Extremum Seeking is Stable for Scalar Maps that are Strictly but Not Strongly Convex
Patrick McNamee, Miroslav Krstić, Zahra Nili Ahmadabadi
Abstract
For a map that is strictly but not strongly convex, model-based gradient extremum seeking has an eigenvalue of zero at the extremum, i.e., it fails at exponential convergence. Interestingly, perturbation-based model-free extremum seeking has a negative Jacobian, in the average, meaning that its (practical) convergence is exponential, even though the map's Hessian is zero at the extremum. While these observations for the gradient algorithm are not trivial, we focus in this paper on an even more nontrivial study of the same phenomenon for Newton-based extremum seeking control (NESC).
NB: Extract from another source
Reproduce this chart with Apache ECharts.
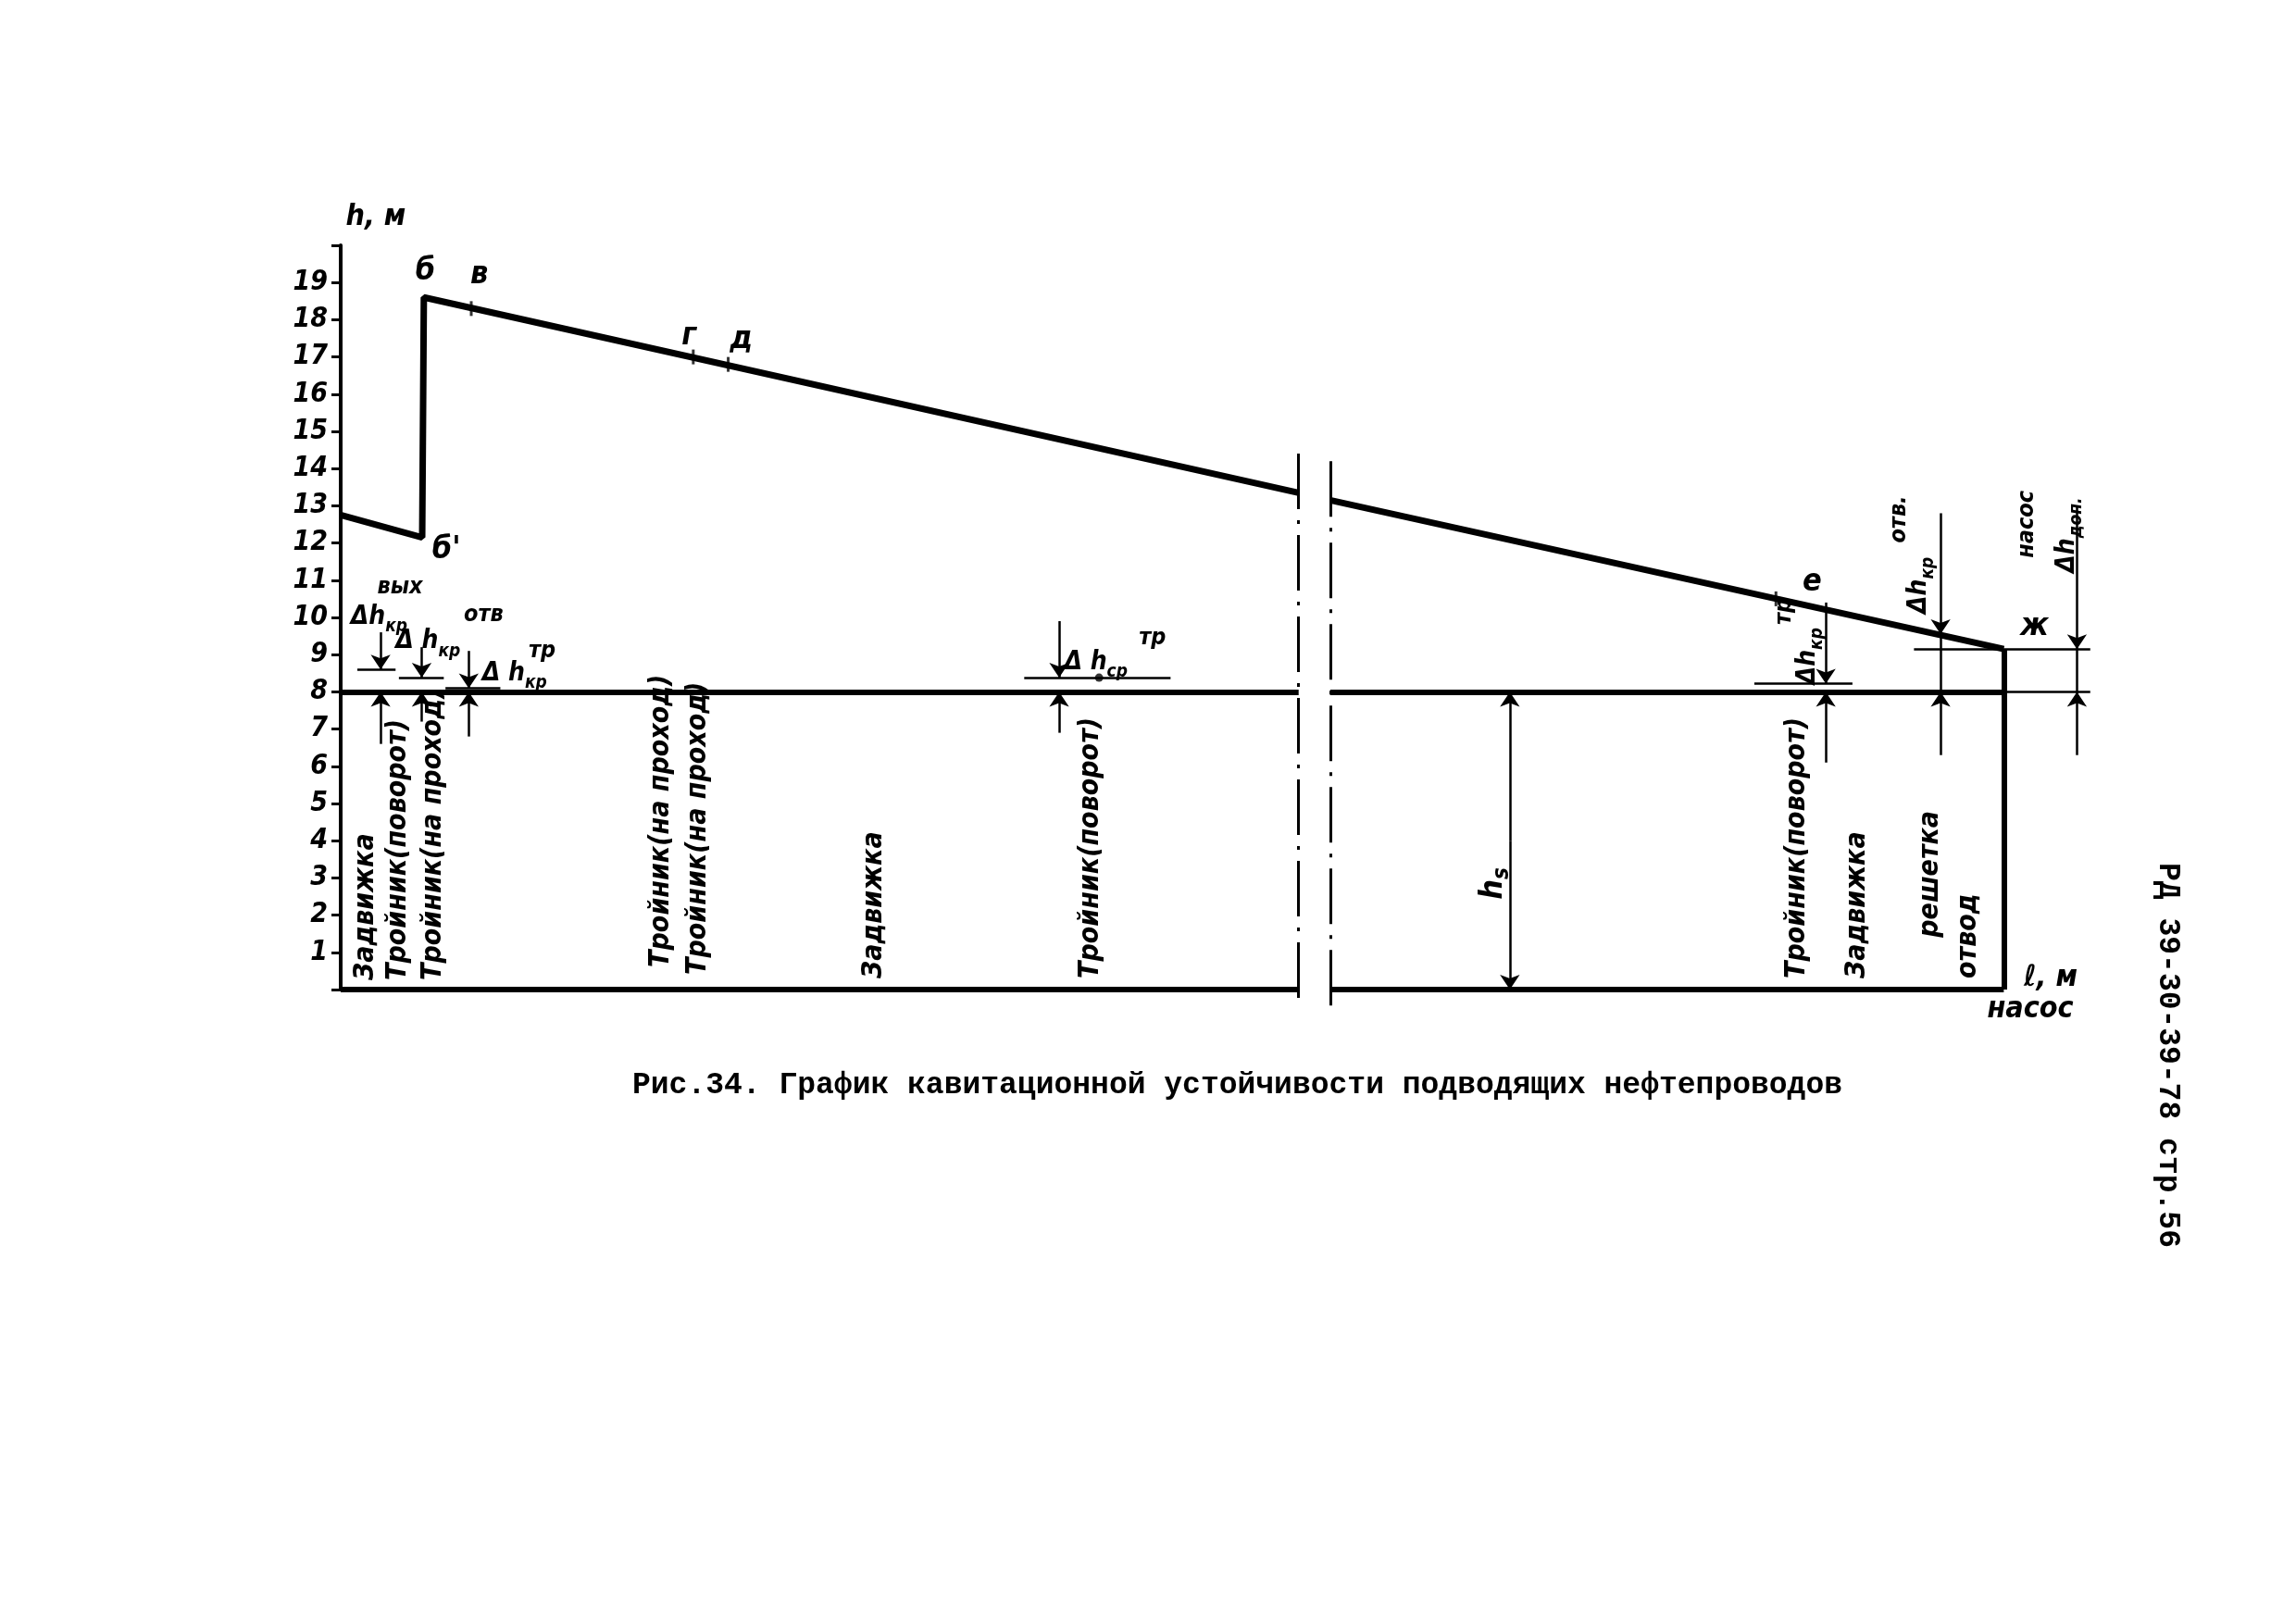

NESC is a second-order method which corrects for the unknown Hessian of the unknown map, not only in order to speed up parameter convergence, but also (1) to make the convergence rate user-assignable in spite of the unknown Hessian, and (2) to equalize the convergence rates in different directions for multivariable maps. Previous NESC work established stability only for maps whose Hessians are strictly positive definite everywhere, so the Hessian is invertible everywhere. For a scalar map, we establish the rather unexpected property that, even when the map behind is strictly convex but not strongly convex, i.e., when the Hessian may be zero, NESC guarantees practical asymptotic stability, semiglobally. While a model-based Newton-based algorithm would run into non-invertibility of the Hessian, the perturbation-based NESC, surprisingly, avoids this challenge by leveraging the fact that the average of the perturbation-based Hessian estimate is always positive, even though the actual Hessian may be zero.